Yachting: Winds ease as three dash for Hobart line honours

HOBART - The leading yachts in the Sydney to Hobart race made the most of calmer conditions as the contest for line honours reached its final stages.

The southwesterly gale-force winds which forced the retirement of 12 boats on Monday had subsided, with the first competitors expected in Hobart overnight.

Four-time winner of line honours Wild Oats XI maintained a lead over nearest rival Investec Loyal, while Lahana was third.

Loyal's skipper, Sean Langman, said the supermaxi's chances of arriving in Hobart first depended on getting the right conditions.

"We're going to arrive as the breeze fades, the sun goes down and the wind shuts down, so our best opportunity is just the arrival time."

Lahana helmsman Geoff Cropley said his yacht's wide course was part of its strategy.

"We're deliberately staying out wide to avoid the softer winds to the west of us," he said. "Tactically, we're exactly where we want to be.

"We're in a pretty good position, everyone's on the rail and we're going hard.

"Our strategy is to be the most easterly boat until we start hunting up towards [the lead]."

Wild Oats was also enjoying calmer conditions. The 100-foot supermaxi's navigator Adrienne Cahalan said the crew was in good shape.

"We are certainly glad to see this calmer weather, but it's bitterly cold out here this morning," she said.

The fleet was reduced to 71 boats after the withdrawals of Pirelli Celestial, Salona II, Nemesis and last year's overall winner, Two True.

The New South Wales yacht Pirelli Celestial had difficulties with its mainsail, Sydney's Salona had steering troubles, while Two True had problems with its engine.
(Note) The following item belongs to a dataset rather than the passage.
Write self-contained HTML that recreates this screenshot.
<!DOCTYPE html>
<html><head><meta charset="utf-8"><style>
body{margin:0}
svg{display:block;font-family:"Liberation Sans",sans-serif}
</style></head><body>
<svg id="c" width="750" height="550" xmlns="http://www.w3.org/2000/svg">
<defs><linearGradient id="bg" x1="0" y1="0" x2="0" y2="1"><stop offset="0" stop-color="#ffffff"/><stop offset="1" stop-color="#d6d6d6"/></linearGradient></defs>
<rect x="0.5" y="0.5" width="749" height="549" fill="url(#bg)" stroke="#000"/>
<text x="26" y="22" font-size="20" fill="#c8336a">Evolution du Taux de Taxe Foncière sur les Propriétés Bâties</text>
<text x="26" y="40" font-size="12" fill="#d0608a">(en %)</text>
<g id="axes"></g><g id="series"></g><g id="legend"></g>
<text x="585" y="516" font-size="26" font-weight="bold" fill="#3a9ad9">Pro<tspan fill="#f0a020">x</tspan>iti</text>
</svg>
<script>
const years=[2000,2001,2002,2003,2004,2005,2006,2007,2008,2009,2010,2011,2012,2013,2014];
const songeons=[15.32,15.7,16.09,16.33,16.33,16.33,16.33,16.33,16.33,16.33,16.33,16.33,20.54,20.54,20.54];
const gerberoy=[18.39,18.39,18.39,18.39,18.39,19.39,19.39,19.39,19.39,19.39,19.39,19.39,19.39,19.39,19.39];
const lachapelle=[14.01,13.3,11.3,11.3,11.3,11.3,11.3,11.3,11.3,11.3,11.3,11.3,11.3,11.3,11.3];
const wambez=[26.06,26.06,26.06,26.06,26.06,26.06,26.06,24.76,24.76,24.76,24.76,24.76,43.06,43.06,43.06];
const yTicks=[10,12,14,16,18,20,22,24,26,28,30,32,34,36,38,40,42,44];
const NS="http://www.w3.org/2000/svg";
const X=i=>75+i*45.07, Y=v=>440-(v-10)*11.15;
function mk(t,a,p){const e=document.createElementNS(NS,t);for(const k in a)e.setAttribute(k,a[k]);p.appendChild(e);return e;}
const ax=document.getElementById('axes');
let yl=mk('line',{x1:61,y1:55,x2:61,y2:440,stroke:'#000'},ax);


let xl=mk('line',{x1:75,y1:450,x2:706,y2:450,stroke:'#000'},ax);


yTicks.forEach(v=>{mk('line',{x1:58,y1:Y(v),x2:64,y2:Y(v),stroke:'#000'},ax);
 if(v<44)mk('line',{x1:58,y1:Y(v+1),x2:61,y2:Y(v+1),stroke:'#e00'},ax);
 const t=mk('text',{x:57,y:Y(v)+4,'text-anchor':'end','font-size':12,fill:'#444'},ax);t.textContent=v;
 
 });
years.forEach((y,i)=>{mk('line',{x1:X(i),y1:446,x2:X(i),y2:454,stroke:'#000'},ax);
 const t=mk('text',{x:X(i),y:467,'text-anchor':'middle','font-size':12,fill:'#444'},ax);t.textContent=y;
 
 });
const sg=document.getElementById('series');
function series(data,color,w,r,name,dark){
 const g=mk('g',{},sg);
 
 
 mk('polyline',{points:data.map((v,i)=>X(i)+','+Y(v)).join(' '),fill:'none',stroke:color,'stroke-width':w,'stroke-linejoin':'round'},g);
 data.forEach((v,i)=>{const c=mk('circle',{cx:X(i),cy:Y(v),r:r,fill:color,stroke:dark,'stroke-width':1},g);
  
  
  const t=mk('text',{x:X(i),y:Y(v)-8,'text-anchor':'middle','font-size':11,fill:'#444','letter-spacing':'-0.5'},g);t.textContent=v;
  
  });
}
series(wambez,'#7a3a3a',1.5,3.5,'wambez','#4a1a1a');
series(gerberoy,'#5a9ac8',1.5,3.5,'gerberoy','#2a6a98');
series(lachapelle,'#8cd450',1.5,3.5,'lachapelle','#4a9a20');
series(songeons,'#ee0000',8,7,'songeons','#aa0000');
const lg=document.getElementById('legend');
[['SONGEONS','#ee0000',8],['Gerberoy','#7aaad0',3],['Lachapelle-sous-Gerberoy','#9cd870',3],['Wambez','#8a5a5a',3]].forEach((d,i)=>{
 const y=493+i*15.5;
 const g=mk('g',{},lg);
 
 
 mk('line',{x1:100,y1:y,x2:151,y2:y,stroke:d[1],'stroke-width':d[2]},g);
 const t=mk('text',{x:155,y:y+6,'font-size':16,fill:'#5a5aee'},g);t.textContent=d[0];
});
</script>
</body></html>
Bacardi skipper Martin Power described the shocking moments as the deck of his sturdy 44-footer was torn apart when it was dismasted in gale-force winds.

"There was an explosion when the deck disintegrated," recalled Power, having reaching the safety of Ulladulla on the New South Wales south coast.

"I saw the mast go.

"That was quiet, but when the chainplates peeled the deck away, there was a tremendous noise."

Crewman Matthew Feore was below deck preparing to help reduce sail when the mast went and he saw the deck above him disappear.

"One moment Matthew's lying there preparing to come up to make the change, the next moment the roof opens up and he's looking at thesky and water coming in," saidPower.

Built to last, Bacardi had never failed to finish in 26 previous Sydney to Hobart races, but it succumbed as yesterday's 40-50 knot winds took a heavy toll on the fleet.

The deck was so badly damaged the crew had to secure parts of it using a block and tackle as nearby competitor Local Gero, skippered by Peter Mosely, stood by ready to give assistance.

Eventually, Power was able to point the yacht to Ulladulla.

"We speared down waves at 13 knots, under motor, faster than we had sailed during the race."